LOS ANGELES — For actress Carey Mulligan, “Suffragette” was unlike any film she had ever made: The writer, director, producers and most of the cast were women.

“It was a unique experience. I'm used to being the only girl in a room,” Mulligan said. “And it needed to be a female team to get it made in the first place, because it wasn't going to happen if it wasn't a group of women pushing it uphill, because no one wanted to tell the story.”

The story is of women's fight for the right to vote in Britain in 1912. Mulligan plays Maud, an ordinary, working-class woman who finds herself becoming an activist despite the risks of being part of the volatile movement. The film shows the women holding rallies and starting fires — and getting beaten, jailed and tortured; socially ostracized and unemployed, as a result.

There was little studio interest in telling the story — and that points to the problems women continue to face in Hollywood today, Mulligan said.

“A woman threw herself in front of a king's horse in 1913 and changed the course of history, and no one in 100 years felt this was a story worthy of the big screen,” she said. “If this monumental moment can go undocumented and untold, imagine how many millions of women's stories there are for us to tell.”

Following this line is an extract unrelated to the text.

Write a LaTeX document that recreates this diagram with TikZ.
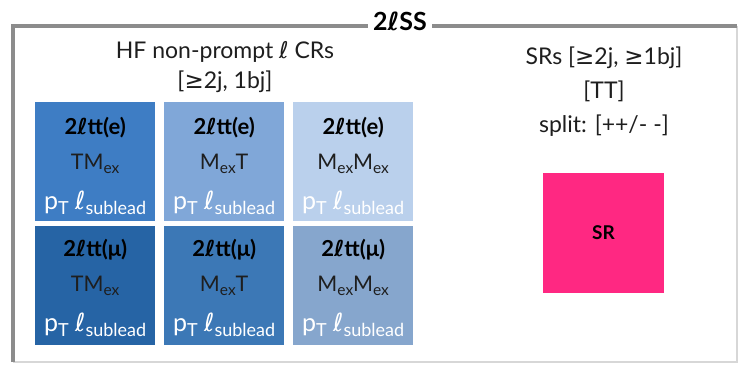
\documentclass[tikz,border=0pt]{standalone}
\usepackage{fontspec}
\setmainfont{Lato}
\newfontfamily\symfont{DejaVu Sans}
\newcommand\lsym{{\symfont ℓ}}
\newcommand\gesym{{\symfont ≥}}
\makeatletter
% text subscript at a fixed fraction of the current size
\newcommand\sbx[1]{{\dimen@=\f@size pt\dimen@=0.72\dimen@
  \raisebox{-0.35ex}{\fontsize{\strip@pt\dimen@}{1}\selectfont #1}}}
\makeatother

\definecolor{frameg}{RGB}{140,140,140}
\definecolor{framel}{RGB}{215,215,215}
\definecolor{ea}{RGB}{62,125,196}
\definecolor{eb}{RGB}{128,167,216}
\definecolor{ec}{RGB}{186,208,236}
\definecolor{ma}{RGB}{38,100,165}
\definecolor{mb}{RGB}{60,120,182}
\definecolor{mc}{RGB}{134,166,205}
\definecolor{srpink}{RGB}{255,40,130}
\definecolor{txt}{RGB}{30,30,30}

\tikzset{
  cell/.style={minimum width=120pt, minimum height=119pt, inner sep=0pt, anchor=north west},
  head/.style={font=\fontsize{22}{26}\selectfont\bfseries, text=black},
  mid/.style={font=\fontsize{21.5}{25}\selectfont, text=txt},
  low/.style={font=\fontsize{25}{30}\selectfont, text=white},
  caption/.style={font=\fontsize{23}{30}\selectfont, text=txt, align=center},
}

\begin{document}
\begin{tikzpicture}[x=1pt,y=-1pt]
\useasboundingbox (0,0) rectangle (741,364);

% outer frame
\coordinate (ftl) at (13,26);
\coordinate (ftr) at (737,26);
\coordinate (fbl) at (13,362);
\coordinate (fbr) at (737,362);
\draw[framel, line width=2pt] (ftr) -- (fbr) -- (fbl);
\draw[frameg, line width=3.5pt] (fbl) -- (ftl) -- (ftr);
\node[fill=white, inner xsep=5pt, inner ysep=1pt, font=\fontsize{25}{30}\selectfont\bfseries] (title) at (400,21) {2\lsym SS};

% control region captions
\node[caption] (crcap) at (225,67) {HF non-prompt \lsym\ CRs\\ {}[\gesym2j, 1bj]};
\node[caption, font=\fontsize{23}{34}\selectfont] (srcap) at (604,92) {SRs [\gesym2j, \gesym1bj]\\ {}[TT]\\ split: [++/- -]};

% electron row
\foreach \nm/\x/\col/\lab in {e1/35/ea/TM\sbx{ex}, e2/164/eb/M\sbx{ex}T, e3/293/ec/M\sbx{ex}M\sbx{ex}}{
  \node[cell, fill=\col] (\nm) at (\x,102) {};
  \node[head] at ([yshift=-26pt]\nm.north) {2\lsym tt(e)};
  \node[mid] at ([yshift=-62pt]\nm.north) {\lab};
  \node[low] at ([yshift=-101pt]\nm.north) {p\sbx{T} \lsym\sbx{sublead}};
}
% muon row
\foreach \nm/\x/\col/\lab in {m1/35/ma/TM\sbx{ex}, m2/164/mb/M\sbx{ex}T, m3/293/mc/M\sbx{ex}M\sbx{ex}}{
  \node[cell, fill=\col] (\nm) at (\x,226) {};
  \node[head] at ([yshift=-24pt]\nm.north) {2\lsym tt(μ)};
  \node[mid] at ([yshift=-60pt]\nm.north) {\lab};
  \node[low] at ([yshift=-99pt]\nm.north) {p\sbx{T} \lsym\sbx{sublead}};
}

% signal region
\node[fill=srpink, minimum width=121pt, minimum height=120pt, inner sep=0pt,
      font=\fontsize{19}{23}\selectfont\bfseries, text=black] (sr) at (603.5,233) {SR};
\end{tikzpicture}
\end{document}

With her female-centric subject matter, cast and creative team, “Suffragette” director Sarah Gavron has made a film that embodies its message about equality.

“Between one to 10 percent of films are made by women — often it's more like one percent — and film is a way we put a mirror up to our lives,” Gavron said. “So by making this film and having a woman producer, writer, director, so many heads of department behind the camera, and then all those women in front of the camera, we were shifting the balance in an extraordinary way. But you don't just want that to be a one-off.”

Given the level of awareness about the gender disparity in Hollywood, Mulligan said the industry is compelled to respond.

“I think it's gotten to the point where people can't ignore it now,” she said. “And there probably will be action as a result of it and not just a lot more noise.”

Other than Maud in “Suffragette,” Mulligan hasn't yet seen a move toward equality reflected in the parts she is offered. So far, she said, “it's still been a bucket load of boring girlfriend roles.”

“Suffragette” opens Friday in the U.S.